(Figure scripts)
● ● ●

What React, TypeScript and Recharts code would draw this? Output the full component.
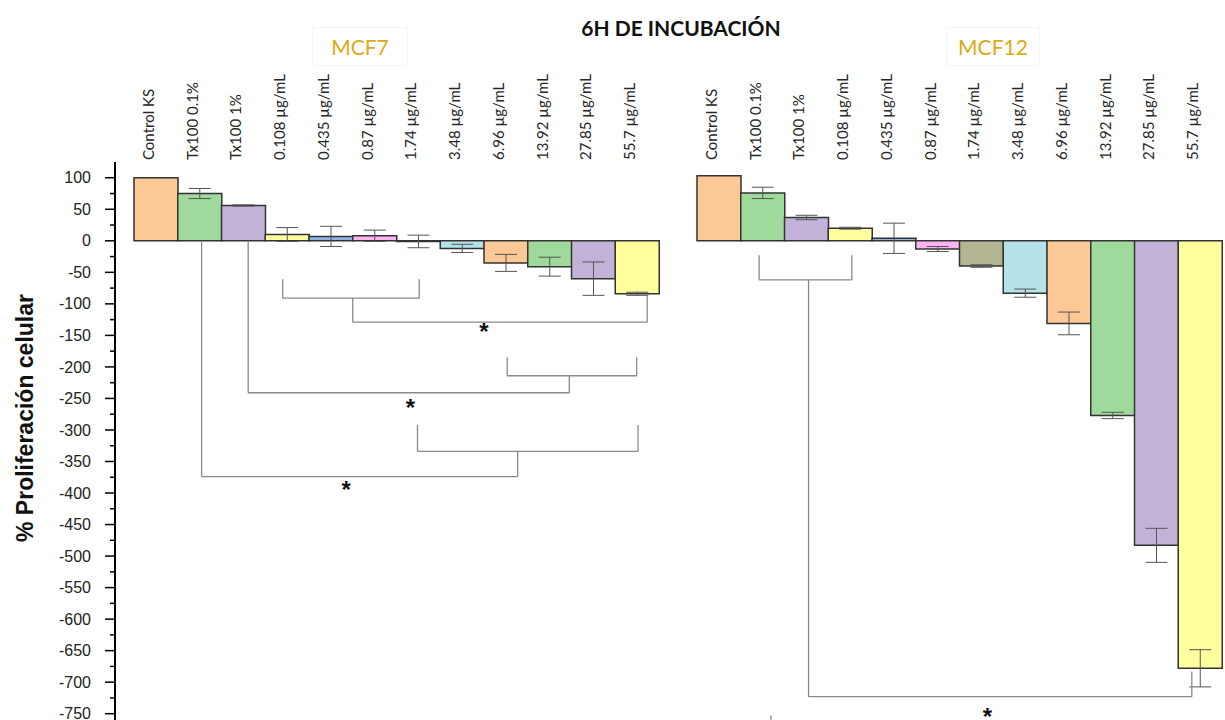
import { BarChart, Bar, XAxis, YAxis, ErrorBar, Cell, ReferenceLine, ReferenceDot } from 'recharts';

// categorias comunes a los dos paneles
const categories = [
  'Control KS', 'Tx100 0.1%', 'Tx100 1%', '0.108 µg/mL', '0.435 µg/mL', '0.87 µg/mL',
  '1.74 µg/mL', '3.48 µg/mL', '6.96 µg/mL', '13.92 µg/mL', '27.85 µg/mL', '55.7 µg/mL',
];

// % proliferacion celular, 6h
const mcf7Values = [100, 75, 56, 10, 7, 8, -1, -12, -35, -41, -60, -84];
const mcf7Errors = [null, 8, 1, 11, 16, 9, 10, 6.5, 13.5, 15, 26.5, 2.5];
const mcf12Values = [103, 76, 37, 20, 4, -13, -40, -83, -131, -277, -483, -678];
const mcf12Errors = [null, 9, 3.5, 1.5, 24, 4, 2, 6.5, 18, 5, 27, 29.5];

const barColors = [
  '#fcc996', '#9fd99c', '#c3b2d7', '#ffff9e', '#8fb4e3', '#ffb3f3',
  '#b3b592', '#b6e3ea', '#fcc996', '#9fd99c', '#c3b2d7', '#ffff9e',
];

const yTicks = [
  100, 75, 50, 25, 0, -25, -50, -75, -100, -125, -150, -175, -200, -225, -250, -275, -300,
  -325, -350, -375, -400, -425, -450, -475, -500, -525, -550, -575, -600, -625, -650, -675,
  -700, -725, -750,
];

// llaves de significancia: [x1, y1, x2, y2] en unidades de categoria (0..12) y de %
const mcf7Brackets = [
  [3.4, -61, 3.4, -91], [3.4, -91, 6.52, -91], [6.52, -61, 6.52, -91],
  [5.0, -91, 5.0, -129], [5.0, -129, 11.73, -129], [11.73, -87, 11.73, -129],
  [8.53, -185, 8.53, -214], [8.53, -214, 11.49, -214], [11.49, -185, 11.49, -214],
  [9.95, -214, 9.95, -241], [2.61, -241, 9.95, -241], [2.61, 0, 2.61, -241],
  [6.48, -292, 6.48, -334], [6.48, -334, 11.52, -334], [11.52, -292, 11.52, -334],
  [8.77, -334, 8.77, -374], [1.545, -374, 8.77, -374], [1.545, 0, 1.545, -374],
];
const mcf7Stars = [[8.0, -137], [6.32, -257], [4.85, -388]];

const mcf12Brackets = [
  [1.42, -23, 1.42, -62], [1.42, -62, 3.54, -62], [3.54, -23, 3.54, -62],
  [2.55, -62, 2.55, -723], [2.55, -723, 11.31, -723], [11.31, -683, 11.31, -723],
  [1.69, -753, 1.69, -760],
];
const mcf12Stars = [[6.64, -748]];

const Y_DOMAIN: [number, number] = [-760, 125];

function CategoryTick({ x, y, payload }: any) {
  const tx = x - 2;
  const ty = y - 2;
  return (
    <text x={tx} y={ty} transform={`rotate(-90, ${tx}, ${ty})`} textAnchor="start"
      fontSize={15} fontFamily="Lato" fill="#262626">
      {payload.value}
    </text>
  );
}

function YTick({ x, y, payload }: any) {
  const major = payload.value % 50 === 0;
  return (
    <g>
      <line x1={x - (major ? 10 : 5)} x2={x} y1={y} y2={y} stroke="#000" strokeWidth={1.5} />
      {major && (
        <text x={x - 24} y={y} dy="0.35em" textAnchor="end" fontSize={16}
          fontFamily="Liberation Sans, Arial" fill="#222">
          {payload.value}
        </text>
      )}
    </g>
  );
}

const Star = (props: any) => (
  <text x={props.cx} y={props.cy + 13} textAnchor="middle" fontSize={24} fontWeight="bold"
    fontFamily="Liberation Sans, Arial" fill="#111">*</text>
);

type PanelProps = {
  values: number[];
  errors: (number | null)[];
  brackets: number[][];
  stars: number[][];
  showAxis: boolean;
  width: number;
  left: number;
  marginLeft: number;
  marginRight: number;
  padLeft: number;
};

function Panel({ values, errors, brackets, stars, showAxis, width, left, marginLeft, marginRight, padLeft }: PanelProps) {
  // pos = centro de cada categoria, para el eje numerico oculto de las llaves
  const data = categories.map((name, i) => ({ name, pos: i + 0.5, value: values[i], err: errors[i] }));
  return (
    <div style={{ position: 'absolute', left, top: 0 }}>
      <BarChart width={width} height={720} data={data}
        margin={{ top: 0, right: marginRight, left: marginLeft, bottom: 0 }}
        barCategoryGap={0} barGap={0}>
        <XAxis dataKey="name" orientation="top" height={162} interval={0}
          axisLine={false} tickLine={false} tickSize={0} tickMargin={0}
          padding={{ left: padLeft, right: 0 }} tick={<CategoryTick />} />
        <XAxis xAxisId="n" dataKey="pos" type="number" domain={[0, 12]} allowDataOverflow hide
          padding={{ left: padLeft, right: 0 }} />
        <YAxis domain={Y_DOMAIN} allowDataOverflow ticks={yTicks} interval={0}
          hide={!showAxis} width={115} tickSize={0} tickMargin={0} tickLine={false}
          axisLine={{ stroke: '#000', strokeWidth: 2 }} tick={<YTick />} />
        <Bar dataKey="value" isAnimationActive={false} stroke="#333" strokeWidth={1.5}>
          {data.map((d, i) => <Cell key={d.name} fill={barColors[i]} />)}
          <ErrorBar dataKey="err" width={11} stroke="#555" strokeWidth={1} direction="y" />
        </Bar>
        {brackets.map((b, i) => (
          <ReferenceLine key={'b' + i} xAxisId="n" stroke="#8a8a8a" strokeWidth={1.3}
            segment={[{ x: b[0], y: b[1] }, { x: b[2], y: b[3] }]} />
        ))}
        {stars.map((s, i) => (
          <ReferenceDot key={'s' + i} xAxisId="n" x={s[0]} y={s[1]} r={0} shape={<Star />} />
        ))}
      </BarChart>
    </div>
  );
}

export default function App() {
  return (
    <div style={{ position: 'absolute', left: 0, top: 0, width: 1225, height: 720, background: '#fff', overflow: 'hidden' }}>
      <Panel values={mcf7Values} errors={mcf7Errors} brackets={mcf7Brackets} stars={mcf7Stars}
        showAxis width={680} left={0} marginLeft={0} marginRight={21} padLeft={19} />
      <Panel values={mcf12Values} errors={mcf12Errors} brackets={mcf12Brackets} stars={mcf12Stars}
        showAxis={false} width={545} left={680} marginLeft={17} marginRight={3} padLeft={0} />

      <div style={{ position: 'absolute', left: 481, top: 15, width: 400, textAlign: 'center',
        fontFamily: 'Lato', fontWeight: 'bold', fontSize: 21, color: '#111', lineHeight: '26px' }}>
        6H DE INCUBACIÓN
      </div>
      <div style={{ position: 'absolute', left: 312, top: 27, width: 96, height: 39, border: '1px solid #f5f5f5',
        boxSizing: 'border-box', textAlign: 'center', fontFamily: 'Lato', fontSize: 21, color: '#dcaa14', lineHeight: '37px' }}>
        MCF7
      </div>
      <div style={{ position: 'absolute', left: 946, top: 27, width: 94, height: 39, border: '1px solid #f5f5f5',
        boxSizing: 'border-box', textAlign: 'center', fontFamily: 'Lato', fontSize: 21, color: '#dcaa14', lineHeight: '37px' }}>
        MCF12
      </div>
      <div style={{ position: 'absolute', left: 25 - 150, top: 418 - 14, width: 300, textAlign: 'center',
        transform: 'rotate(-90deg)', fontFamily: 'Liberation Sans, Arial', fontWeight: 'bold', fontSize: 23,
        color: '#111', lineHeight: '28px' }}>
        % Proliferación celular
      </div>
    </div>
  );
}
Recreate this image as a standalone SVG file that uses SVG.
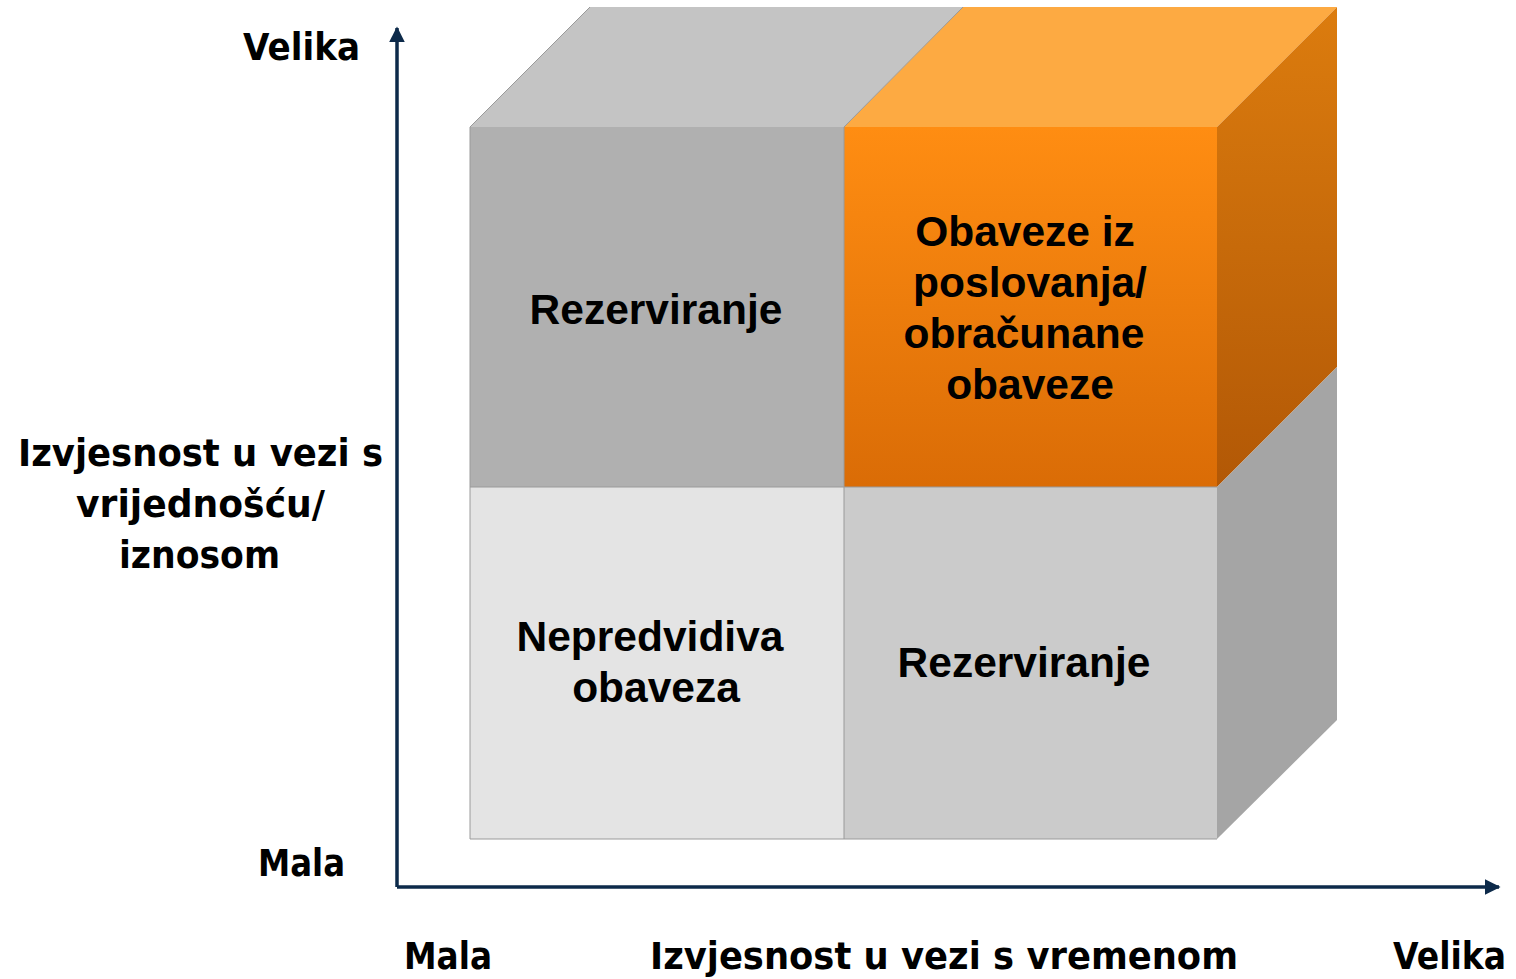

● ● ●

PROBLEM REQUIREMENTS - Search the lines for "this". Copy each line that has it.

FINISHED EXERCISE -
What React, TypeScript and Recharts code would draw this? Output the full component.
Recreate this image as a standalone SVG file that uses SVG.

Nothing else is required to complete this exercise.